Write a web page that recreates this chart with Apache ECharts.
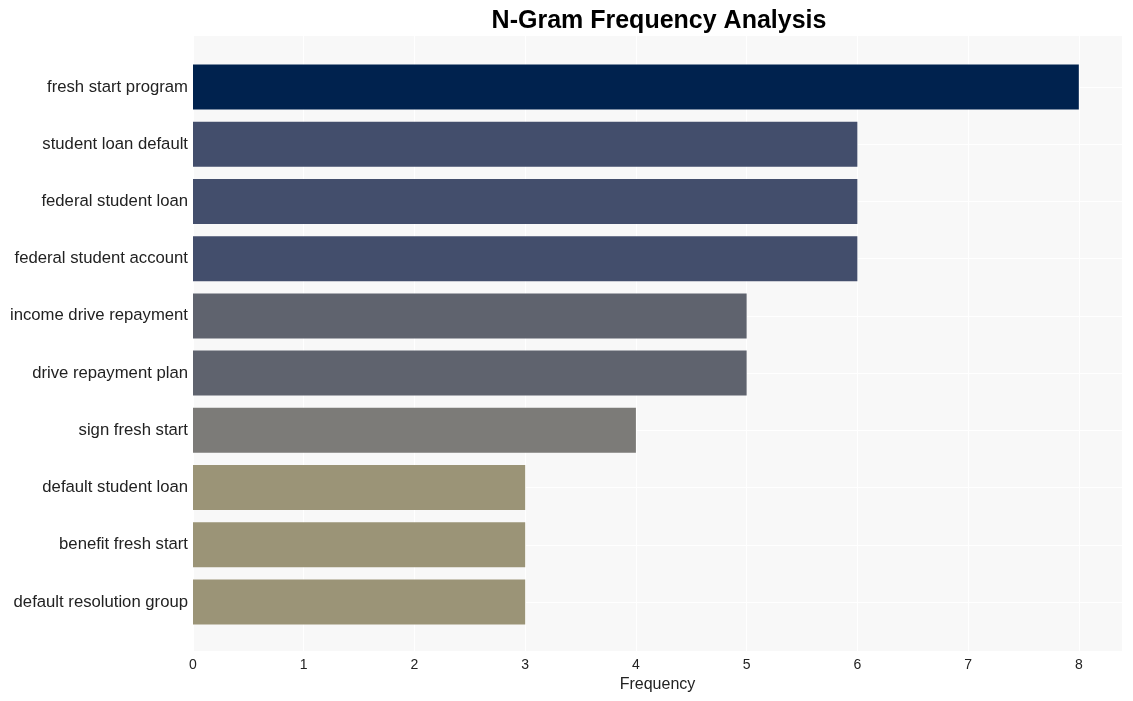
<!DOCTYPE html>
<html><head><meta charset="utf-8">
<script src="https://cdn.jsdelivr.net/npm/echarts@6/dist/echarts.min.js"></script>
<style>html,body{margin:0;padding:0;background:#fff}#c{width:1133px;height:701px}</style>
</head><body><div id="c"></div>
<script>
const categories = ["fresh start program","student loan default","federal student loan","federal student account","income drive repayment","drive repayment plan","sign fresh start","default student loan","benefit fresh start","default resolution group"];
const values = [8,6,6,6,5,5,4,3,3,3];
const xTicks = [0,1,2,3,4,5,6,7,8];

const palette = {8:'#00224e',6:'#434e6c',5:'#5f636e',4:'#7c7b78',3:'#9b9477'};
const xMax = 8.39;
const font = '"Liberation Sans", Arial, sans-serif';

const chart = echarts.init(document.getElementById('c'), null, {renderer:'canvas'});
chart.setOption({
  animation:false,
  title:{text:'N-Gram Frequency Analysis',left:654,top:4,textAlign:'center',
    textStyle:{fontFamily:font,fontSize:25,fontWeight:'bold',color:'#000'}},
  grid:[
    {left:193,right:11,top:36,bottom:50,show:true,backgroundColor:'#f8f8f8',borderWidth:0,containLabel:false},
    {left:193,right:11,top:87,bottom:99,containLabel:false}
  ],
  xAxis:[
    {type:'value',gridIndex:0,min:0,max:xMax,interval:1,
      name:'Frequency',nameLocation:'middle',nameGap:26,
      nameTextStyle:{fontFamily:font,fontSize:16,color:'#222'},
      axisLine:{show:false},axisTick:{show:false},
      axisLabel:{fontFamily:font,fontSize:14,color:'#222',margin:7,showMaxLabel:false,
        formatter:v=> xTicks.includes(v)?String(v):''},
      splitLine:{show:true,lineStyle:{color:'#ffffff',width:1.2}}},
    {type:'value',gridIndex:1,min:0,max:xMax,show:false,splitLine:{show:false}}
  ],
  yAxis:[
    {type:'value',gridIndex:0,show:false,splitLine:{show:false}},
    {type:'category',gridIndex:1,data:categories,inverse:true,boundaryGap:false,
      axisLine:{show:false},axisTick:{show:false},
      axisLabel:{fontFamily:font,fontSize:16.7,color:'#222',margin:5,padding:[4,0,0,0]},
      splitLine:{show:true,lineStyle:{color:'#ffffff',width:1.2}}}
  ],
  series:[{
    type:'bar',xAxisIndex:1,yAxisIndex:1,barWidth:45,clip:false,
    data:values.map(v=>({value:v,itemStyle:{color:palette[v]}}))
  }]
});
</script></body></html>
^^^^^^^^
The pictures should not be reproduced; quote all of the other material exactly.

Write a web page that recreates this chart with Apache ECharts.
<!DOCTYPE html>
<html><head><meta charset="utf-8">
<script src="https://cdn.jsdelivr.net/npm/echarts@6/dist/echarts.min.js"></script>
<style>html,body{margin:0;padding:0;background:#fff}#c{width:1133px;height:701px}</style>
</head><body><div id="c"></div>
<script>
const categories = ["fresh start program","student loan default","federal student loan","federal student account","income drive repayment","drive repayment plan","sign fresh start","default student loan","benefit fresh start","default resolution group"];
const values = [8,6,6,6,5,5,4,3,3,3];
const xTicks = [0,1,2,3,4,5,6,7,8];

const palette = {8:'#00224e',6:'#434e6c',5:'#5f636e',4:'#7c7b78',3:'#9b9477'};
const xMax = 8.39;
const font = '"Liberation Sans", Arial, sans-serif';

const chart = echarts.init(document.getElementById('c'), null, {renderer:'canvas'});
chart.setOption({
  animation:false,
  title:{text:'N-Gram Frequency Analysis',left:654,top:4,textAlign:'center',
    textStyle:{fontFamily:font,fontSize:25,fontWeight:'bold',color:'#000'}},
  grid:[
    {left:193,right:11,top:36,bottom:50,show:true,backgroundColor:'#f8f8f8',borderWidth:0,containLabel:false},
    {left:193,right:11,top:87,bottom:99,containLabel:false}
  ],
  xAxis:[
    {type:'value',gridIndex:0,min:0,max:xMax,interval:1,
      name:'Frequency',nameLocation:'middle',nameGap:26,
      nameTextStyle:{fontFamily:font,fontSize:16,color:'#222'},
      axisLine:{show:false},axisTick:{show:false},
      axisLabel:{fontFamily:font,fontSize:14,color:'#222',margin:7,showMaxLabel:false,
        formatter:v=> xTicks.includes(v)?String(v):''},
      splitLine:{show:true,lineStyle:{color:'#ffffff',width:1.2}}},
    {type:'value',gridIndex:1,min:0,max:xMax,show:false,splitLine:{show:false}}
  ],
  yAxis:[
    {type:'value',gridIndex:0,show:false,splitLine:{show:false}},
    {type:'category',gridIndex:1,data:categories,inverse:true,boundaryGap:false,
      axisLine:{show:false},axisTick:{show:false},
      axisLabel:{fontFamily:font,fontSize:16.7,color:'#222',margin:5,padding:[4,0,0,0]},
      splitLine:{show:true,lineStyle:{color:'#ffffff',width:1.2}}}
  ],
  series:[{
    type:'bar',xAxisIndex:1,yAxisIndex:1,barWidth:45,clip:false,
    data:values.map(v=>({value:v,itemStyle:{color:palette[v]}}))
  }]
});
</script></body></html>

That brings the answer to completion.